Spanish major oil company Repsol has announced striking oil in three wells it drilled on the North Slope in the just-completed winter exploration season, resulted in competing claims of responsibility.
Repsol came to Alaska under the oil tax regime known as "Alaska's Clear and Equitable Share," or ACES, when it bought a 70 percent stake in the wells. The company didn't provide specific flow rates for the wells, but said that two "yielded encouraging results for future development," while in the third well "hydrocarbons were identified at multiple levels."
The first two wells were Qugruk 1 and Qugruk 6, while the third was Qugruk 3. All are located between the Kuparuk and Colville Rivers west of Prudhoe Bay, in an area Repsol called "a proven system and adjacent to giant and supergiant fields." The Prudhoe Bay and Kuparuk fields are the two largest oil fields in North America.
Sought reduced oil taxes
Repsol operates the new wells, with minority partners including Armstrong Oil & Gas, an exploration company that first put together the leases and then brought in the deep-pocketed Repsol to lead the drilling effort.
Repsol and Armstrong CEO Bill Armstrong both urged the Alaska Legislature to reduce oil taxes, which it did in the just-completed legislative session. The current ACES oil tax system includes higher tax rates, especially at higher oil prices, but also offers subsidies for drilling new wells that can help cash-strapped exploration companies find new oil.

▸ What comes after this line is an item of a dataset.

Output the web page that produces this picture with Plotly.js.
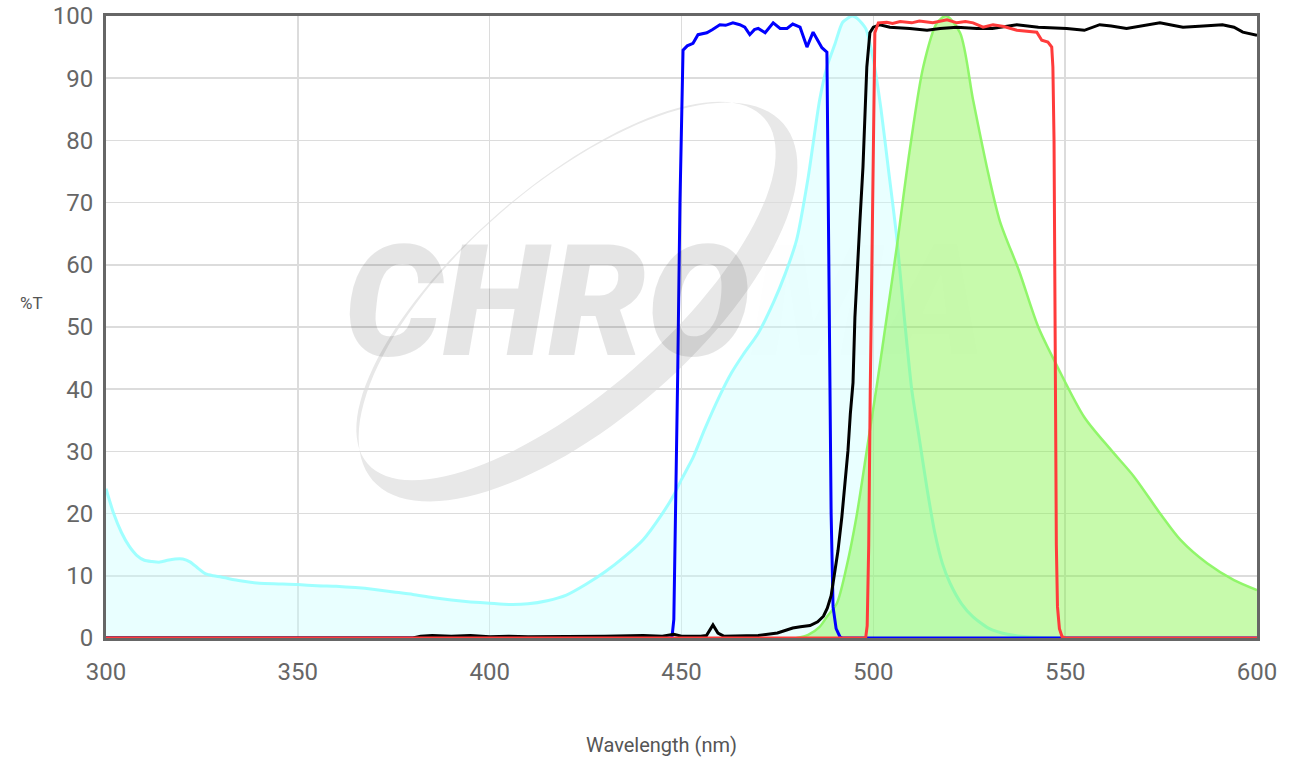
<!DOCTYPE html>
<html>
<head>
<meta charset="utf-8">
<script src="https://cdn.plot.ly/plotly-3.0.1.min.js"></script>
<style>html,body{margin:0;padding:0;background:#fff;}#chart{width:1293px;height:758px;}</style>
</head>
<body>
<div id="chart"></div>
<script>
// Excitation spectrum (cyan, filled)
const cyanX = [300,302,304,306,308,310,312,314,316,318,320,322,324,326,328,330,335,340,345,350,355,360,365,370,375,380,385,390,395,400,405,410,415,420,425,430,435,440,445,448,450,453,456,460,463,466,470,474,477,480,483,486,488,490,492,494.5,496,498,500,502,504,506,508,510,512,514,516,518,520,523,526,530,535,540,550,600];
const cyanY = [24,20,17,14.8,13.3,12.5,12.3,12.2,12.5,12.7,12.7,12.2,11.2,10.3,10.0,9.8,9.2,8.8,8.7,8.6,8.4,8.3,8.1,7.8,7.4,7.0,6.5,6.1,5.8,5.6,5.4,5.5,6.0,6.9,8.6,10.6,13.0,15.8,20,23,25.5,29,33.5,39,42.6,45.5,49,54,58.5,64,74,86.5,92,95.5,99,100,99.5,98,93,85,75,65,52,40,32,24,17,12,8.8,5.5,3.4,1.6,0.6,0.2,0,0];

// Emission spectrum (green, filled)
const greenX = [480,483,486,488,490.5,493,495.6,498.3,501,503.5,506,509.5,513,516.6,519,522.6,526,529.6,533,538,543,548,555,562,568,575,580,587,594,600];
const greenY = [0,0.5,1.8,3.5,5.6,11.4,19.5,30.2,41,51.6,62.4,78.5,91.8,98.9,100,97.3,86.5,75.7,67,59,50,43.6,35.5,30.2,25.9,19.8,15.8,12,9.3,7.7];

// Excitation filter (blue)
const blueX = [300,447.5,448,448.5,449,449.6,450,450.4,451.5,453,454.3,456.6,458,460,461.5,463.4,465.2,466.5,467.8,469,470,471.8,473.9,475.7,477.5,479,480.9,482.7,484.3,486.6,487.9,488.3,488.7,489,489.5,490.3,491.3,492,600];
const blueY = [0,0,3,20,42,70,85,94.5,95.2,95.6,97,97.3,97.8,98.6,98.5,98.9,98.6,98.2,97,97.8,98,97.3,98.9,98,98,98.7,98.2,95,97.4,94.9,94.2,70,40,20,5,1.5,0.2,0,0];

// Dichroic (black)
const blackX = [300,380,382,385,390,395,400,405,410,420,430,440,445,448,450,455,456.5,458.2,459.5,461,465,470,475,479,481,483.5,485.5,487,488,489,489.5,490.8,491.8,492.6,493.4,494,494.7,495.2,496,496.5,497.3,498.3,499.1,500,501.7,504.3,509.5,514,517.4,521.8,527,531,537.4,543,550.4,555,559,562,566,570,574.7,578,580.7,586,591,594,596.3,600];
const blackY = [0,0,0.3,0.4,0.3,0.4,0.2,0.3,0.2,0.2,0.3,0.4,0.3,0.6,0.3,0.3,0.4,2.1,0.8,0.3,0.3,0.4,0.8,1.6,1.8,2.0,2.6,3.5,4.8,6.8,8.8,14.1,19.5,24.9,30.2,36,41,51.6,62.4,67,75.7,91.8,97.3,98.2,98.6,98.2,98,97.7,98,98.2,98,98,98.6,98.2,98,97.7,98.6,98.4,98,98.4,98.9,98.5,98.2,98.4,98.6,98.2,97.4,96.9];

// Emission filter (red)
const redX = [300,498,498.4,498.8,499.2,499.6,500,500.4,501.3,503.5,505,507,510,512,515.5,519.2,521.8,524,526,528.6,531.2,534,537.4,540,542.6,543.9,545.5,546.5,546.8,547.1,547.3,547.5,547.7,548,548.5,549.2,550,600];
const redY = [0,0,2,15,40,62,85,97.3,98.9,99,98.8,99.1,98.9,99.2,98.9,99.4,98.9,99.1,98.9,98.2,98.6,98.3,97.7,97.6,97.4,96.1,95.8,95,91.8,80,60,35,15,5,1.5,0.2,0,0];

const xTicks = [300,350,400,450,500,550,600];
const yTicks = [0,10,20,30,40,50,60,70,80,90,100];

// Watermark swoosh (decorative) in paper coordinates
function ellipsePath(cx, cy, a, b, angDeg, n) {
  const L = 106, T = 16, W = 1151, H = 622;
  const th = angDeg * Math.PI / 180;
  let s = '';
  for (let i = 0; i <= n; i++) {
    const t = 2 * Math.PI * i / n;
    const px = cx + a * Math.cos(t) * Math.cos(th) - b * Math.sin(t) * Math.sin(th);
    const py = cy + a * Math.cos(t) * Math.sin(th) + b * Math.sin(t) * Math.cos(th);
    const ux = (px - L) / W, uy = (T + H - py) / H;
    s += (i === 0 ? 'M' : 'L') + ux.toFixed(4) + ',' + uy.toFixed(4);
  }
  return s + 'Z';
}
const swoosh = ellipsePath(578, 302, 272, 118, -41, 120) + ellipsePath(566, 291, 263, 103, -41, 120);

const traces = [
  {x: cyanX, y: cyanY, type: 'scatter', mode: 'lines', fill: 'tozeroy',
   fillcolor: 'rgba(200,255,255,0.4)', line: {color: 'rgba(150,255,255,0.9)', width: 3, shape: 'spline', smoothing: 0.6}, name: 'Excitation'},
  {x: greenX, y: greenY, type: 'scatter', mode: 'lines', fill: 'tozeroy',
   fillcolor: 'rgba(130,245,70,0.45)', line: {color: 'rgba(140,245,100,0.95)', width: 2.5, shape: 'spline', smoothing: 0.8}, name: 'Emission'},
  {x: blueX, y: blueY, type: 'scatter', mode: 'lines', line: {color: '#0000ff', width: 3}, name: 'Exciter'},
  {x: blackX, y: blackY, type: 'scatter', mode: 'lines', line: {color: '#000000', width: 3}, name: 'Dichroic'},
  {x: redX, y: redY, type: 'scatter', mode: 'lines', line: {color: '#ff3b3b', width: 3}, name: 'Emitter'}
];

const layout = {
  width: 1293, height: 758,
  margin: {l: 106, r: 36, t: 16, b: 120},
  paper_bgcolor: '#ffffff', plot_bgcolor: '#ffffff',
  showlegend: false,
  font: {family: 'Roboto, "Open Sans", sans-serif', color: '#666666'},
  xaxis: {
    range: [300, 600], tickvals: xTicks, ticktext: xTicks.map(String),
    showgrid: true, gridcolor: '#dcdcdc', gridwidth: 1.5, zeroline: false,
    showline: true, linecolor: '#666666', linewidth: 3, mirror: true,
    ticks: 'outside', ticklen: 10, tickcolor: 'rgba(0,0,0,0)',
    tickfont: {size: 24, color: '#666666'}
  },
  yaxis: {
    range: [0, 100], tickvals: yTicks, ticktext: yTicks.map(String),
    showgrid: true, gridcolor: '#dcdcdc', gridwidth: 1.5, zeroline: false,
    showline: true, linecolor: '#666666', linewidth: 3, mirror: true,
    ticks: 'outside', ticklen: 5, tickcolor: 'rgba(0,0,0,0)',
    tickfont: {size: 24, color: '#666666'}
  },
  shapes: [
    {type: 'path', xref: 'paper', yref: 'paper', path: swoosh, fillrule: 'evenodd',
     fillcolor: '#e8e8e8', line: {width: 0}, layer: 'below'}
  ],
  annotations: [
    {text: 'CHRO<span style="color:rgba(0,0,0,0.05)">MA</span>', xref: 'paper', yref: 'paper',
     x: (665 - 106) / 1151, y: (638 - 302) / 622, xanchor: 'center', yanchor: 'middle', showarrow: false,
     font: {family: 'Roboto, sans-serif', size: 155, color: 'rgba(0,0,0,0.1)', weight: 900, style: 'italic'}},
    {text: '%T', xref: 'paper', yref: 'paper', x: (31 - 106) / 1151, y: (638 - 303) / 622,
     xanchor: 'center', yanchor: 'middle', showarrow: false, font: {size: 17, color: '#555555'}},
    {text: 'Wavelength (nm)', xref: 'paper', yref: 'paper', x: (661 - 106) / 1151, y: (638 - 745) / 622,
     xanchor: 'center', yanchor: 'middle', showarrow: false, font: {size: 20, color: '#555555'}}
  ]
};

Plotly.newPlot('chart', traces, layout, {displayModeBar: false, staticPlot: true});
</script>
</body>
</html>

While Armstrong told legislators they should extend those subsidies, Repsol said that with its strong finances and access to capital, it didn't need the money up front and was more interested in the lower tax rates that were included in Senate Bill 21. On Tuesday, Repsol praised tax "reform" in Alaska but provided few details about how it helped.
"Recent tax reform passed in Alaska was a critical factor in ensuring the development of this project," it said in a press release announcing the discoveries. Company officials didn't say which tax changes or how tax changes in the future might help an already completed exploration project.
Gov. Sean Parnell Tuesday issued a statement linking last winter's Repsol discoveries to Senate Bill 21.
"Today's announcement is another promising step toward creating an Alaska oil comeback," he said, noting that it came just after the passage of Senate Bill 21.
Sen. Hollis French, D-Anchorage, who opposed the bill, said he wasn't surprised to see Parnell praising the Repsol drilling successes. "It's predictable that he is suddenly the chief cheerleader for North Slope development," he said. French was one of those who earlier predicted that, saying "every time something positive happens on the North Slope you would hear the governor touting it and making huge waves about it, versus all the good news that happened a year ago that the governor never mentioned."
Parnell 'time travel'?
He likened Parnell's statement to "time travel," how a tax cut passed in April could help Repsol find oil in February.
Repsol had earlier told legislators that it came to Alaska more than two years ago, hoping that future tax cuts would make development more profitable. Repsol didn't say Tuesday when or if the wells would enter production, but said exploration and assessment would continue next winter. Exploration can only be carried out during four months of the year when the ground is frozen.
The company told analysts in 2011 that it hoped to begin production of oil in Alaska by 2015, but provided no new information or schedule Tuesday. Its new prospects were very low risk, the company said, due to proven nature of the resource-rich area in which it was drilling. Under the existing ACES oil tax system, exploration companies such as Armstrong and Repsol can get state assistance with such exploration and drilling. That system was changed by Senate Bill 21 to favor production of oil over exploration for new oil.
French noted that the companies received "generous" tax cuts to assist finding oil and getting into production.
Investments in developed countries, such as those on the North Slope and elsewhere in the United States, have less risk than in other countries, the company said. Argentina recently expropriated Repsol's holdings in that country.
Earlier this year, Repsol reported its second North Slope spill in two winters, after a hose ruptured during a flow test of an exploratory well, spilling an estimated 6,600 gallons of a mixture containing crude oil and other fluids. "It wasn't a big event," Cathy Foerster, a state oil and gas commissioner, said at the time. "They had a hose rupture."
And a year earlier, the company suffered a blowout during exploratory drilling after its contractor, Nabors Drilling, hit a gas pocket 2,500 feet down at a nearby well known as Qugruk 2, spewing an undetermined amount of natural gas, water and more than 100,000 gallons of drilling mud -- a mixture of water and lubricant that helps clear the hole of debris -- onto the snow.
Severe cold weather caused response efforts at that well to drag on for weeks. Also, the Alaska Oil and Gas Conservation Commission revoked permits for two other Repsol wells, requiring that they reassess the potential for gas hazards following the blowout at Qugruk 2.